**Work to do**.
Check every line of the data below for the string "this", and copy the ones that hold it.

---- Information provided

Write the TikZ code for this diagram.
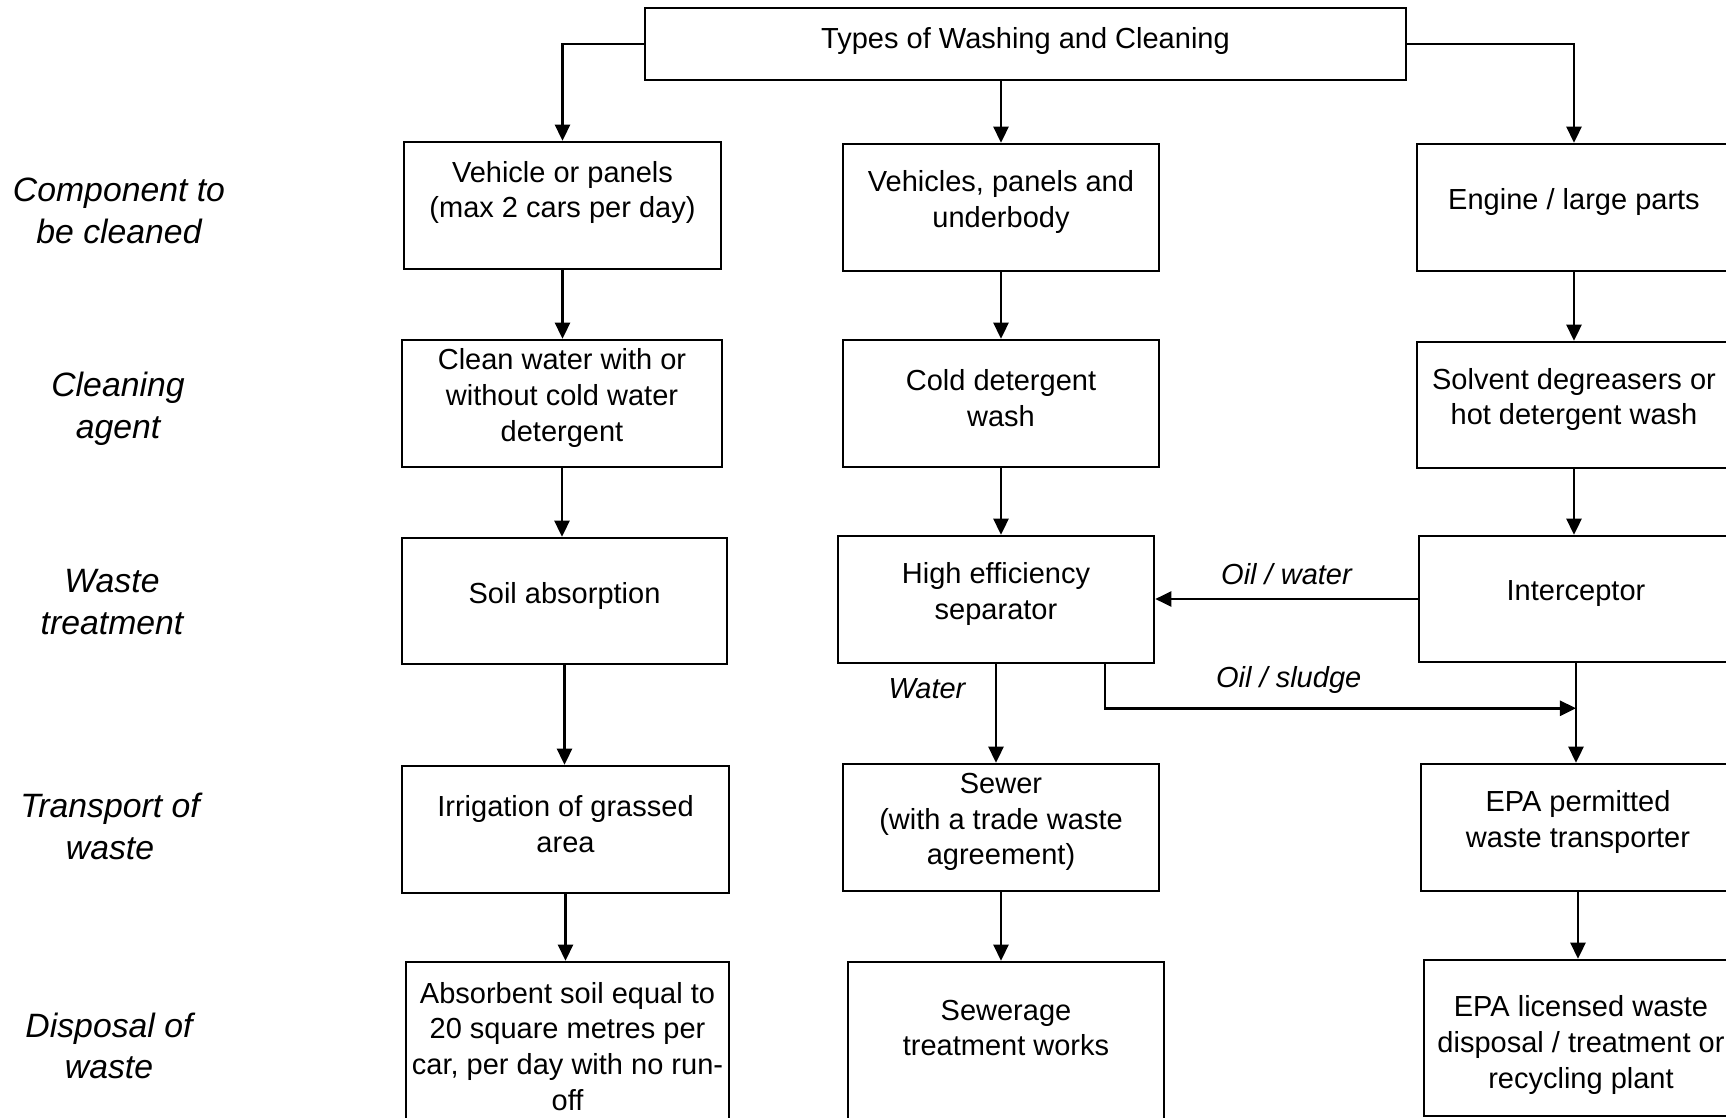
\documentclass[tikz,border=0pt]{standalone}
\usepackage{fontspec}
\setmainfont{Liberation Sans}
\usetikzlibrary{arrows.meta,positioning}
\newcommand{\bxfont}{\fontsize{8.25}{10.2}\selectfont}
\newcommand{\rwfont}{\fontsize{9.6}{11.9}\selectfont}

\begin{document}
\begin{tikzpicture}[x=0.01cm, y=-0.01cm,
  box/.style={draw, line width=0.7pt, minimum width=3.16cm, minimum height=1.27cm, inner sep=0pt},
  every label/.style={align=center, font=\bxfont, yshift=0.055cm},
  arr/.style={-{Triangle[length=0.16cm,width=0.15cm]}, line width=0.7pt},
  rowlbl/.style={align=center, font=\rwfont\itshape},
  flowlbl/.style={font=\bxfont\itshape}]
  \useasboundingbox (0,0) rectangle (1726,1118);
  \clip (0,0) rectangle (1726,1118);

  % row headings
  \node[rowlbl] (hcomp) at (119,211) {Component to\\be cleaned};
  \node[rowlbl] (hagent) at (118,409) {Cleaning\\agent};
  \node[rowlbl] (htreat) at (112,602) {Waste\\treatment};
  \node[rowlbl] (htrans) at (110,826.5) {Transport of\\waste};
  \node[rowlbl] (hdisp) at (109,1046) {Disposal of\\waste};

  \node[box, minimum width=7.61cm, minimum height=0.72cm,
    label={[yshift=-0.022cm]center:Types of Washing and Cleaning}] (title) at (1025.5,44) {};

  % left column: vehicle or panels
  \node[box, minimum width=3.17cm, label={[yshift=0.075cm]center:Vehicle or panels\\(max 2 cars per day)}] (veh) at (562.5,205.5) {};
  \node[box, minimum width=3.2cm, label={center:Clean water with or\\without cold water\\detergent}] (clean) at (562,403.5) {};
  \node[box, minimum width=3.25cm, minimum height=1.26cm, label={center:Soil absorption}] (soil) at (564.5,601) {};
  \node[box, minimum width=3.27cm, label={center:Irrigation of grassed\\area}] (irrig) at (565.5,829.5) {};
  \node[box, minimum width=3.23cm, minimum height=1.98cm,
    label={[yshift=0.09cm]center:Absorbent soil equal to\\20 square metres per\\car, per day with no run-\\off}] (absorb) at (567.5,1061) {};

  % middle column: vehicles, panels and underbody
  \node[box, label={center:Vehicles, panels and\\underbody}] (vpu) at (1001,207.5) {};
  \node[box, label={center:Cold detergent\\wash}] (cold) at (1001,403.5) {};
  \node[box, label={center:High efficiency\\separator}] (sep) at (996,599.5) {};
  \node[box, label={center:Sewer\\(with a trade waste\\agreement)}] (sewer) at (1001,827.5) {};
  \node[box, minimum height=1.98cm,
    label={[yshift=0.275cm]center:Sewerage\\treatment works}] (works) at (1006,1061) {};

  % right column: engine / large parts
  \node[box, minimum width=3.14cm, label={center:Engine / large parts}] (engine) at (1574,207.5) {};
  \node[box, minimum width=3.14cm, minimum height=1.26cm, label={center:Solvent degreasers or\\hot detergent wash}] (solvent) at (1574,405) {};
  \node[box, minimum width=3.14cm, minimum height=1.26cm, label={center:Interceptor}] (intercept) at (1576,599) {};
  \node[box, minimum width=3.14cm, label={center:EPA permitted\\waste transporter}] (transp) at (1578,827.5) {};
  \node[box, minimum width=3.14cm, minimum height=1.56cm,
    label={[yshift=-0.125cm]center:EPA licensed waste\\disposal / treatment or\\recycling plant}] (plant) at (1581,1038) {};

  \draw[arr] (title.west) -| (veh.north);
  \draw[arr] (title.south -| vpu.north) -- (vpu.north);
  \draw[arr] (title.east) -| (engine.north);

  \foreach \a/\b in {veh/clean, clean/soil, soil/irrig, irrig/absorb,
                     vpu/cold, cold/sep, sewer/works,
                     engine/solvent, solvent/intercept, intercept/transp, transp/plant}
    \draw[arr] (\a.south) -- (\a.south |- \b.north);

  % flows out of the separator and the interceptor
  \path (intercept.south) ++(0,45) coordinate (join);
  \draw[arr] (sep.south) -- node[flowlbl, pos=0.25, xshift=-0.69cm] (lwater) {Water} (sep.south |- sewer.north);
  \draw[arr] (intercept.west) -- node[flowlbl, midway, yshift=0.25cm] (loilw) {Oil / water} (intercept.west -| sep.east);
  \draw[arr] ([xshift=1.09cm]sep.south) |- node[flowlbl, pos=0.695, yshift=0.28cm] (lsludge) {Oil / sludge} (join);
\end{tikzpicture}
\end{document}
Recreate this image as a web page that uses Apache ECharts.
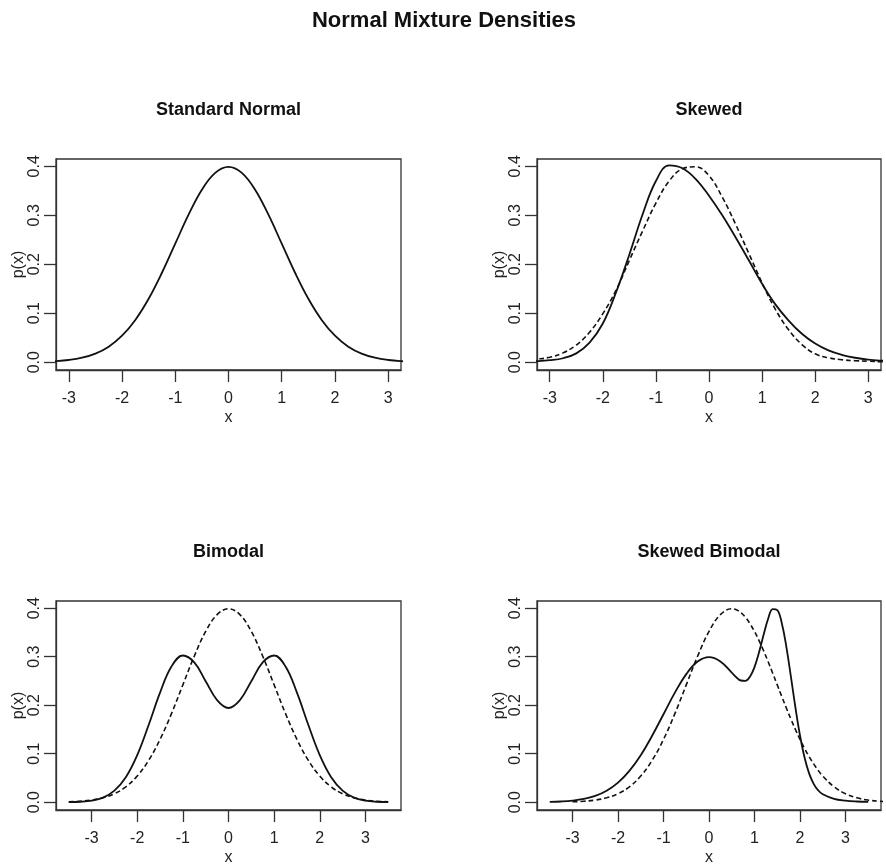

--------

**Result of the exercise**.
Write the TikZ code for this diagram.
Recreate this image as a web page that uses Apache ECharts.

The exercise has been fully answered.